Job:
Each line that holds the string "matplotlib" counts once; say how many such lines there are and add nothing.

===============

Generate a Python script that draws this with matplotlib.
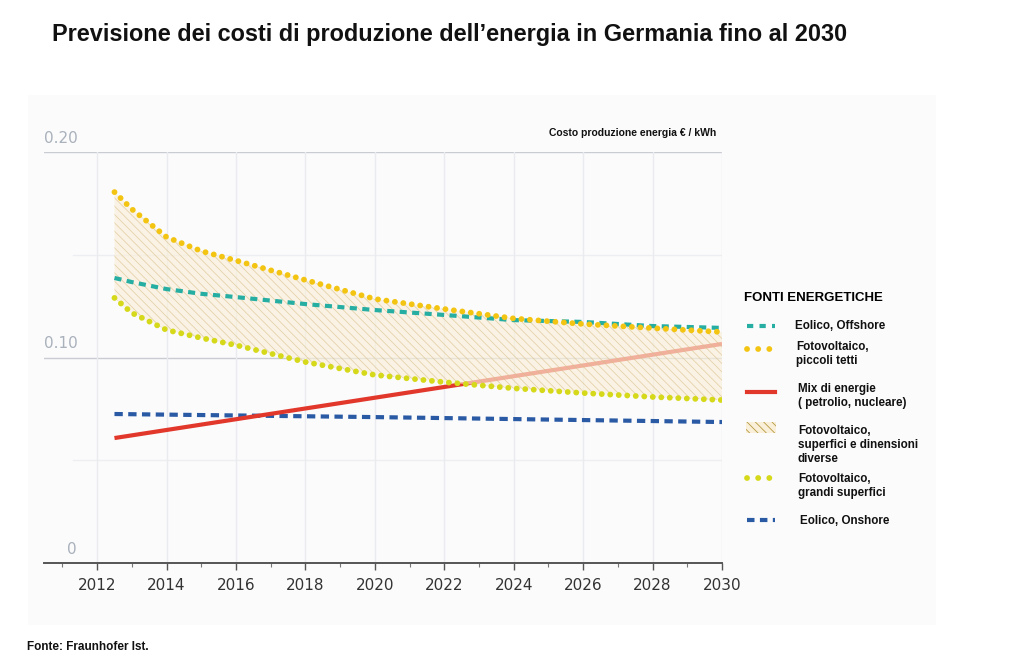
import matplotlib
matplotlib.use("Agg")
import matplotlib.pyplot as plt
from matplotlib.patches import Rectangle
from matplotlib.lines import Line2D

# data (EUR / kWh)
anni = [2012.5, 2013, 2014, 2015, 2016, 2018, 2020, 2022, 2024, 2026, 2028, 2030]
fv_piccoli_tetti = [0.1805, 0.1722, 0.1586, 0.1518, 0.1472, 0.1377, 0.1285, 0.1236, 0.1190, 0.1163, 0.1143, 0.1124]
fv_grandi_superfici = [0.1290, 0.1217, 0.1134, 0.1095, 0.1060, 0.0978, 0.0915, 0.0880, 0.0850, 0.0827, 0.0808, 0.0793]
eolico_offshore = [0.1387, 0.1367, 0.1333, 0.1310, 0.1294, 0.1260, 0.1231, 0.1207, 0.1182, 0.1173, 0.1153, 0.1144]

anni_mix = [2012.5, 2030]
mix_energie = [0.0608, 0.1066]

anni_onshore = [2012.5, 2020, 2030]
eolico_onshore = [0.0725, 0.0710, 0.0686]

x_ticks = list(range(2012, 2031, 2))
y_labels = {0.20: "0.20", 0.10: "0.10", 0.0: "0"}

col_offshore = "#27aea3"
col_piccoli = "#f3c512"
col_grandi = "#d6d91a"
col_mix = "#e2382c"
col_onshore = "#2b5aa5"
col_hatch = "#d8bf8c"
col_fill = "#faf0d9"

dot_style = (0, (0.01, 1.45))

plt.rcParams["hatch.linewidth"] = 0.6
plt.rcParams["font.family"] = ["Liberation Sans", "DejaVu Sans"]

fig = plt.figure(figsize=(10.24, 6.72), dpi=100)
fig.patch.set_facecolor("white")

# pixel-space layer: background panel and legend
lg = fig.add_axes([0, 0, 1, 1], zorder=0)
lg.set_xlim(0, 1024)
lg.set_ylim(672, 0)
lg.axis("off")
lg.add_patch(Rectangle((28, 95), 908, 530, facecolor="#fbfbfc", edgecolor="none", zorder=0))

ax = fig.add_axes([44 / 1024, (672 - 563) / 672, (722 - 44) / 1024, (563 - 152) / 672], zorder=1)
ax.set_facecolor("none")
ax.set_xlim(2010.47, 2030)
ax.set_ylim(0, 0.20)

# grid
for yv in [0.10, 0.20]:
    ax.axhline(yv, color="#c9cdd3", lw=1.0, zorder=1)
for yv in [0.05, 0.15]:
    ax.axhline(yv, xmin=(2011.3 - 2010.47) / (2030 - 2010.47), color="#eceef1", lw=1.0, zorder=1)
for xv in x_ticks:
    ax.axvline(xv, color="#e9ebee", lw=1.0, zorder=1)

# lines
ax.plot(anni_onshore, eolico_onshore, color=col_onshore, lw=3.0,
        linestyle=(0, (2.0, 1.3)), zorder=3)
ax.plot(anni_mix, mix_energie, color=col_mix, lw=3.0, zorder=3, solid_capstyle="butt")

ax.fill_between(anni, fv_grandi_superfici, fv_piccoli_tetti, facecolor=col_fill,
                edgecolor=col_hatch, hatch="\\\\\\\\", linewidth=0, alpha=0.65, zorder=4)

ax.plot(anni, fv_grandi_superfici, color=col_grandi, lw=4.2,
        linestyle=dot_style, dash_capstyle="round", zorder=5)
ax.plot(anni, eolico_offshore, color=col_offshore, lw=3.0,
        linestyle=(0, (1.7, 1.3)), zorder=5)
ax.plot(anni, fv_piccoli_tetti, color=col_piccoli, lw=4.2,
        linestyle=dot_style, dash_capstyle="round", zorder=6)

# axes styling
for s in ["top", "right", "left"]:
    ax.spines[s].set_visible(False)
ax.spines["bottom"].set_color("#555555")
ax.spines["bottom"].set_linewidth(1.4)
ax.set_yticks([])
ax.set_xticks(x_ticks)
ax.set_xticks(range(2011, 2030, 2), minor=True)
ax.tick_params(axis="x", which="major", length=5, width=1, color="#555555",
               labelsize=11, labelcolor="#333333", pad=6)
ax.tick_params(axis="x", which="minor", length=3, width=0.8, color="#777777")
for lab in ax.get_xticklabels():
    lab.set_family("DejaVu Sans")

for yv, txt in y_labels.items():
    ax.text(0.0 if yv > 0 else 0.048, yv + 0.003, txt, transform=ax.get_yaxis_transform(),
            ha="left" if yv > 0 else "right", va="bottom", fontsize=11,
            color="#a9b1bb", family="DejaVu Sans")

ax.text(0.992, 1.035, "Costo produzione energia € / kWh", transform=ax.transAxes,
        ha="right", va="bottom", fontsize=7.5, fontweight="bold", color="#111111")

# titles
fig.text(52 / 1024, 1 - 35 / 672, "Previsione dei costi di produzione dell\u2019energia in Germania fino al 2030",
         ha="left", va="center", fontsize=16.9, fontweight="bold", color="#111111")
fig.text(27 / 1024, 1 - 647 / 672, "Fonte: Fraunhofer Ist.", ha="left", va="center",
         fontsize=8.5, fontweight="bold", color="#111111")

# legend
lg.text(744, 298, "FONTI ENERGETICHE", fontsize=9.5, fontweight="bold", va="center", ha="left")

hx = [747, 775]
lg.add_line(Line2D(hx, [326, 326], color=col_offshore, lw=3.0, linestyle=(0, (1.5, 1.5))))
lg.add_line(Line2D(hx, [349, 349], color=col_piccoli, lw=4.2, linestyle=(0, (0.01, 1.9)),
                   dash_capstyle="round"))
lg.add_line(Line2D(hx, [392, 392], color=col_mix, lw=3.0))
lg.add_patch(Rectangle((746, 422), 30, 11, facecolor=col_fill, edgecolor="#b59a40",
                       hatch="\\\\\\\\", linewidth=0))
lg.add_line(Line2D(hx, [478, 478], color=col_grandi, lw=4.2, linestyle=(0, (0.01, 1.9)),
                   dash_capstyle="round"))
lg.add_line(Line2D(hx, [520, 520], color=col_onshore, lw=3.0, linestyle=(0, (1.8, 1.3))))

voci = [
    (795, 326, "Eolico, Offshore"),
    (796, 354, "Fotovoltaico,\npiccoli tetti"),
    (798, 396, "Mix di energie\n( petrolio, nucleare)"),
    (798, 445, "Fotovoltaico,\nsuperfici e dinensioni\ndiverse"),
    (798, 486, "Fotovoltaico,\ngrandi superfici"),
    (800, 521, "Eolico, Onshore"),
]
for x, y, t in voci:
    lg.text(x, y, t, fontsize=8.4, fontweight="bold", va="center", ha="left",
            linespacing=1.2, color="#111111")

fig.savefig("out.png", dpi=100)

===============

Solution:
6